# Happy Birthday Stefan!!



## WarrenB (Apr 20, 2014)

Happy Birthday:dance4::happy1:


----------



## Von blewitt (Apr 20, 2014)

Happy Birthday Stefan!


----------



## AFKitchenknivesguy (Apr 20, 2014)

Damn you guys are fast, just saw it on FB. Happy bday old brother! :cool2:


----------



## mkriggen (Apr 20, 2014)

Happy birthday Bro:viking:

Be well,
Mikey


----------



## ecchef (Apr 20, 2014)

Happy birthday Buddy!


----------



## knyfeknerd (Apr 20, 2014)

Herzlichen Glückwunsch zum Geburtstag!


----------



## echerub (Apr 20, 2014)

Happy birthday!


----------



## Mucho Bocho (Apr 20, 2014)

Happy Birthday Stefan


----------



## Dream Burls (Apr 20, 2014)

Happy Birthday my friend and many many more.


----------



## PierreRodrigue (Apr 20, 2014)

Happy Birthday young man!!


----------



## gavination (Apr 20, 2014)

Ok.
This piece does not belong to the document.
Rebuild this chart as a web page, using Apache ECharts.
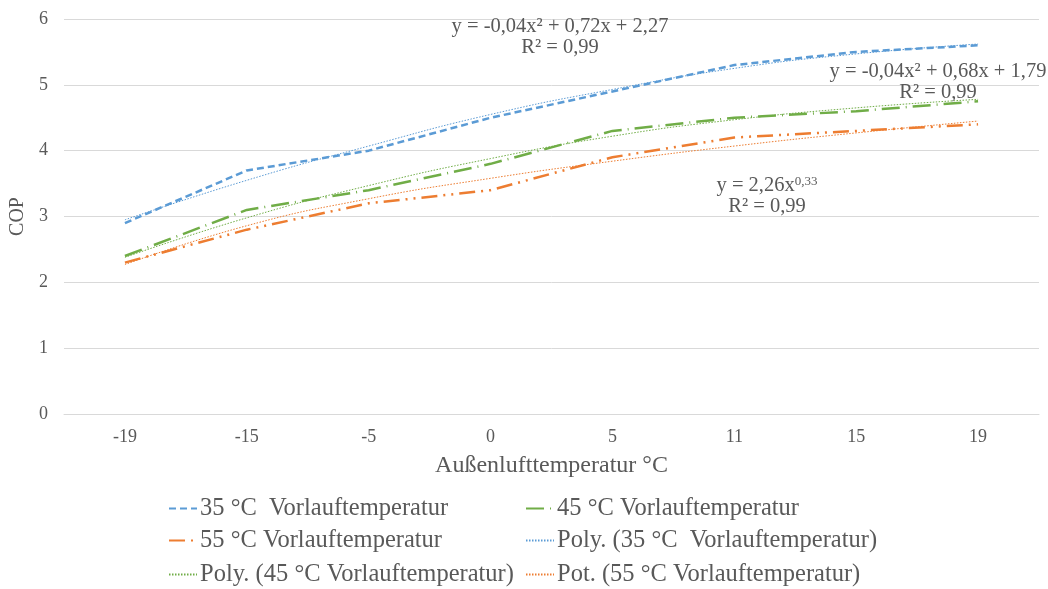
<!DOCTYPE html>
<html>
<head>
<meta charset="utf-8">
<script src="https://cdn.jsdelivr.net/npm/echarts@6/dist/echarts.min.js"></script>
<style>html,body{margin:0;padding:0;background:#fff}#c{width:1048px;height:589px}</style>
</head>
<body>
<div id="c"></div>
<script>
const categories = ['-19', '-15', '-5', '0', '5', '11', '15', '19'];
const cop35 = [2.9, 3.7, 4.0, 4.5, 4.9, 5.3, 5.5, 5.6];
const cop45 = [2.4, 3.1, 3.4, 3.8, 4.3, 4.5, 4.6, 4.75];
const cop55 = [2.3, 2.8, 3.2, 3.4, 3.9, 4.2, 4.3, 4.4];
const trend35 = [2.95, 3.55, 4.07, 4.55, 4.93, 5.25, 5.47, 5.62];
const trend45 = [2.38, 2.98, 3.47, 3.88, 4.22, 4.47, 4.65, 4.78];
const trend55 = [2.27, 2.86, 3.27, 3.58, 3.84, 4.07, 4.27, 4.45];
const names = [
  '35 °C  Vorlauftemperatur',
  '45 °C Vorlauftemperatur',
  '55 °C Vorlauftemperatur',
  'Poly. (35 °C  Vorlauftemperatur)',
  'Poly. (45 °C Vorlauftemperatur)',
  'Pot. (55 °C Vorlauftemperatur)'
];
const blue = '#5B9BD5', green = '#70AD47', orange = '#ED7D31';
const font = 'Liberation Serif';
const txt = '#595959';

const chart = echarts.init(document.getElementById('c'), null, {renderer: 'canvas'});

function lineSeries(name, data, color, width, type, smooth, z) {
  return {
    name: name, type: 'line', data: data, smooth: smooth, symbol: 'none',
    showSymbol: false, z: z,
    lineStyle: {color: color, width: width, type: type, cap: 'butt'},
    itemStyle: {color: color},
    emphasis: {disabled: true}, animation: false
  };
}

const legendPos = [
  {left: 168, top: 496}, {left: 525, top: 496},
  {left: 168, top: 528}, {left: 525, top: 528},
  {left: 168, top: 562}, {left: 525, top: 562}
];
const legends = names.map((n, k) => ({
  data: [n], left: legendPos[k].left, top: legendPos[k].top,
  itemWidth: 28, itemHeight: 12, itemGap: 0,
  itemStyle: {opacity: 0, borderWidth: 0},
  textStyle: {fontFamily: font, fontSize: 24.5, color: txt, padding: [0, 0, 0, -2]},
  selectedMode: false, padding: 0
}));

function annot(lines, cx, topY) {
  return lines.map((l, k) => ({
    type: 'text', x: cx, y: topY + k * 21,
    style: {
      text: l, fill: txt, font: '20.5px "' + font + '"', textAlign: 'center', textVerticalAlign: 'middle',
      rich: {sup: {fontSize: 13, fontFamily: font, fill: txt, verticalAlign: 'top', padding: [0, 0, 9, 0]}}
    },
    z: 10
  }));
}

const option = {
  backgroundColor: '#fff',
  animation: false,
  grid: {left: 64, right: 9, top: 19, bottom: 175, containLabel: false},
  legend: legends,
  xAxis: {
    type: 'category', data: categories, boundaryGap: true,
    name: 'Außenlufttemperatur °C', nameLocation: 'middle', nameGap: 40,
    nameTextStyle: {fontFamily: font, fontSize: 24, color: txt},
    axisLine: {show: true, lineStyle: {color: '#D9D9D9', width: 1}},
    axisTick: {show: false},
    axisLabel: {fontFamily: font, fontSize: 18, color: txt, margin: 14}
  },
  yAxis: {
    type: 'value', min: 0, max: 6, interval: 1,
    name: 'COP', nameLocation: 'middle', nameGap: 36,
    nameTextStyle: {fontFamily: font, fontSize: 20, color: txt},
    axisLine: {show: false}, axisTick: {show: false},
    axisLabel: {fontFamily: font, fontSize: 18, color: txt, margin: 16},
    splitLine: {lineStyle: {color: '#D9D9D9', width: 1}}
  },
  series: [
    lineSeries(names[0], cop35, blue, 2.5, [7, 4], false, 5),
    lineSeries(names[1], cop45, green, 2.5, [18, 6, 1, 6], false, 5),
    lineSeries(names[2], cop55, orange, 2.5, [16, 6, 2, 6, 2, 6], false, 5),
    lineSeries(names[3], trend35, blue, 1, [1.5, 1.5], true, 4),
    lineSeries(names[4], trend45, green, 1, [1.5, 1.5], true, 4),
    lineSeries(names[5], trend55, orange, 1, [1.5, 1.5], true, 4)
  ],
  graphic: [].concat(
    annot(['y = -0,04x² + 0,72x + 2,27', 'R² = 0,99'], 560, 27),
    annot(['y = -0,04x² + 0,68x + 1,79', 'R² = 0,99'], 938, 72),
    annot(['y = 2,26x{sup|0,33}', 'R² = 0,99'], 767, 186)
  )
};
chart.setOption(option);
</script>
</body>
</html>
Now that it's officially your birthday... Happy birthday Stefan! Hope you're feeling better so you can drink!


----------



## Mingooch (Apr 20, 2014)

Happy Bday!!!


----------



## JBroida (Apr 20, 2014)

happy birthday... hope you're having a good one


----------



## HHH Knives (Apr 20, 2014)

Happy B Day Buddy!!


----------



## cclin (Apr 20, 2014)

happy birthday!!


----------



## apicius9 (Apr 20, 2014)

Thanks guys! Off to a slow start on my birthday. I was out sick since Wednesday and realized I had pretty much lived on a few apples, carrots and 2 tuna sandwiches over four days - tells you I really did feel sick. Will try to grab breakfast somewhere now and then see what to do. I thought a couple of hours at the beach might be nice if it clears up a bit. Really wanted to spend the long weekend in the shop, but I am already coughing my lungs out, a dusty environment will probably not be a good idea right now...

Stefan


----------



## sachem allison (Apr 20, 2014)

happy birthday, brother!


----------



## erikz (Apr 20, 2014)

Happy BD stefan. Great day, as its my gf's bday today as well! Have a good one!


----------



## ShaggySean (Apr 20, 2014)

Happy birthday


----------



## pleue (Apr 20, 2014)

happy birthday!


----------



## Dardeau (Apr 20, 2014)

Happy birthday!


----------



## Dave Martell (Apr 20, 2014)

Happy birthday Stefan!


----------



## mr drinky (Apr 21, 2014)

Happy Day Good Sir.

Karring


----------



## apicius9 (Apr 21, 2014)

Thanks, guys. Somehow I keep coming back to this page to look at Dave's picture. I must be homesick. Yeah, that must be it... 

Stefan


----------



## WarrenB (Apr 21, 2014)

apicius9 said:


> Thanks, guys. Somehow I keep coming back to this page to look at Dave's picture. I must be homesick. Yeah, that must be it...
> 
> Stefan



Just a shame she only has one of her jugs on show:groucho: Well someone had to say it, ok ok I'll get my coat:biggrin:



(hopefully none of the ladies on here will take offense:O)


----------



## Lefty (Apr 21, 2014)

A little late, but happy birthday, Stefan!


----------



## Erilyn75 (Apr 21, 2014)

Happy Birthday Stefan!!!


----------



## Amon-Rukh (Apr 22, 2014)

Herzlichen Glueckwunsch!


----------